The instrumental "A Grain of Sand" was written by guitarist Kamran Alan Shikoh and recorded in 2010 as a possible track for If. Although it was not ultimately featured, the vocals by Jon Davison recorded for the track were ultimately used in "If the Stars". "Cool Air", a song based on the eponymous short story by H. P. Lovecraft and also featuring Davison, was originally released as a part of The Stories of H.P. Lovecraft, a 2012 collaborative album by different artists. It was recorded that year, from lyrics by Babb and music by Schendel.

"The Impulsive Type" features "live drum tracks" performed by Neil Peart of Rush, originally recorded for the sound library Sonic Reality. After being asked to by Sonic Reality founder Dave Kerzner, Glass Hammer wrote and recorded a song based on this pre-existing drum track, although the resulting song had ultimately been left unreleased. Babb stated about the song "It is not possible to use [Peart's] drums and have it not sound like Rush."

"No Man’s Land Live" was recorded on May 6, 2017 during a concert at Camp House in Chattanooga, Tennessee, where the band performed the album Valkyrie in its entirety.

==Track listing==
Credits adapted from the album's liner notes by Steve Babb.

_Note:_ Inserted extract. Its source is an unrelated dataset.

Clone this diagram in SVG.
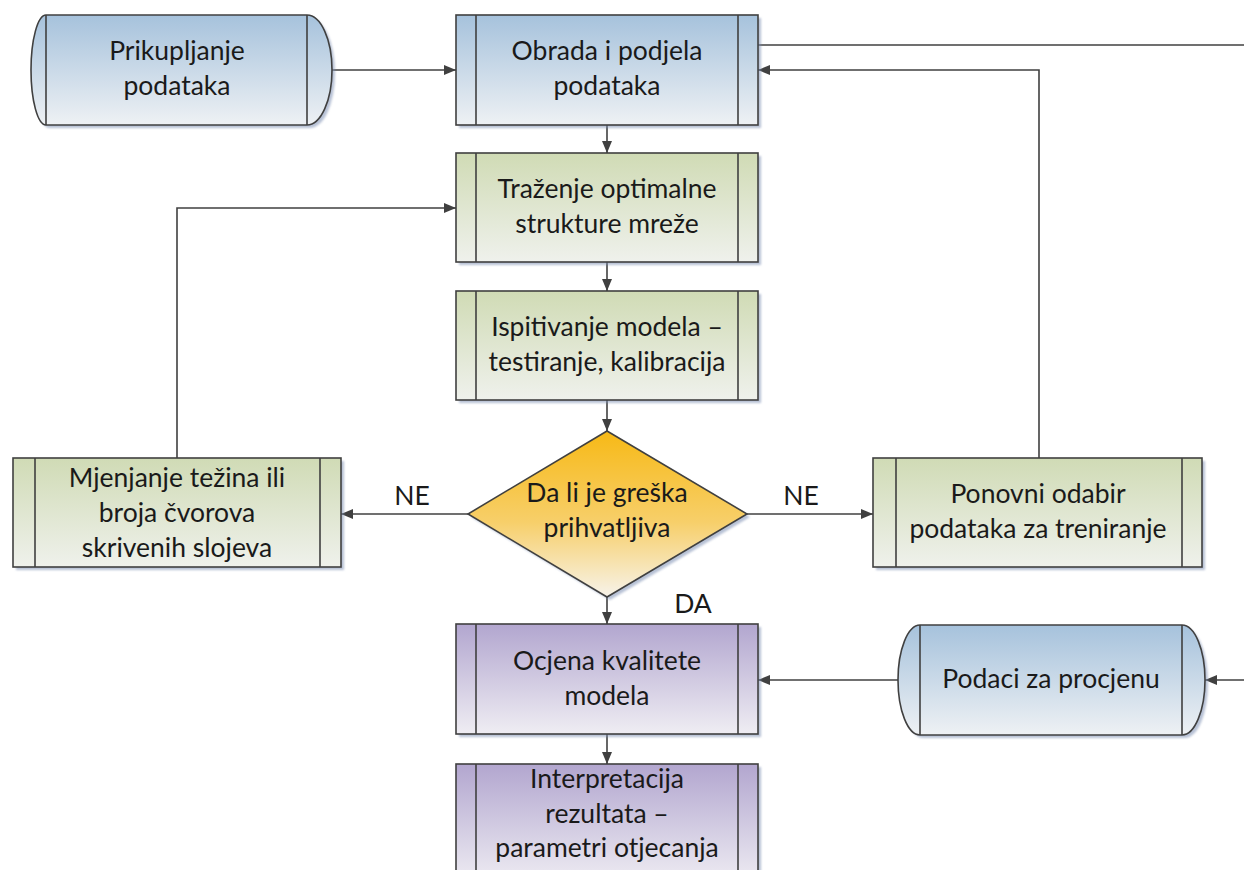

| No. | Title | Writer(s) | Lead vocals | Length |
|---|---|---|---|---|
| 1. | "Shadows of the Past 2008" (2008 re-recording of "Shadows of the Past" from Journey of the Dunadan) | Fred Schendel | instrumental | 2:25 |
| 2. | "Infusion" (from Love Changes) | Schendel, Tracy Cloud | instrumental | 3:16 |
| 3. | "Identity Principle" | Schendel | Walter Moore | 12:38 |
| 4. | "Hold Your Head Up" (Argent cover) | Rod Argent, Chris White | Moore | 4:17 |
| 5. | "Babb's Bach" (re-arrangement of Zion hört die Wächter singen from Wachet auf, ruft uns die Stimme, BWV 140) | Johann Sebastian Bach, arr. Steve Babb | instrumental | 3:18 |
| 6. | "And Then She Sighed" | Babb | Laura Lindstrom Davis | 1:59 |
| 7. | "Eiger Dreams" | Babb | instrumental | 2:23 |
| 8. | "It's All Too Much" (The Beatles cover) | George Harrison | Susie Bogdanowicz | 4:36 |
| 9. | "Troll" | Babb | Babb, Schendel | 5:03 |
| 10. | "A Grain of Sand" | Kamran Alan Shikoh | instrumental, backing vocals by Jon Davison | 2:58 |
| 11. | "Cool Air" (from The Stories of H.P. Lovecraft) | Schendel, Babb | Davison | 9:44 |
| 12. | "The Impulsive Type" | Schendel, Babb, Shikoh | Carl Groves | 4:38 |
| 13. | "No Man’s Land Live" (2017 live performance of "No Man's Land" from Valkyrie) | Schendel, Babb | Bogdanowicz | 14:44 |

== Personnel ==

- Glass Hammer
- Fred Schendel – lead and backing vocals, keyboards, guitars, drums, percussion, others
- Steve Babb – lead and backing vocals, bass, keyboards, percussion, others
- Walter Moore – lead vocals and drums on "Identity Principle" and "Hold Your Head Up"
- Susie Bogdanowicz – lead vocals on "It's All Too Much" and "No Man’s Land Live"
- Carl Groves – lead vocals on "The Impulsive Type"
- Jon Davison – lead vocals on "Cool Air", backing vocals on "A Grain of Sand"
- Kamran Alan Shikoh – guitars on "A Grain of Sand", "Cool Air", "The Impulsive Type", and "No Man’s Land Live"
- Aaron Raulston – drums on "No Man’s Land Live"

- Additional musicians
- Tracy Cloud – co-performed "Infusion"^{1}
- Laura Lindstrom Davis – lead vocals on "And Then She Sighed"
- David Carter – guitars on "Hold Your Head Up"
- David Wallimann – guitars on "Eiger Dreams"
- Matt Mendians – drums on "Eiger Dreams"
- Randall Williams – drums on "Cool Air"
- Neil Peart – drums on "The Impulsive Type"^{2}
- Allison Savard, Kaytie Mitchell, Kendra Roden – girls choir on "And Then She Sighed"
- Tim Starnes – harmonica on "Troll"
- Jon-Michael Babb – sound effects on "Cool Air"

- Production
- Steve Babb – production, liner notes
- Fred Schendel – production
- Bret Noblitt – live sound engineer
- Julie Babb – administration, photography
- Michelle Young – photography

^{1}The track features the credit "Performed by Fred Schendel, Tracy Cloud and Steve Babb". As Cloud is a singer, and the song is an instrumental, the nature of her involvement in the performance is unclear.
^{2}The track features pre-existing drum tracks performed by Peart, made available to the band by Sonic Reality. Official credit goes to "Neil Part Drums by Sonic Reality".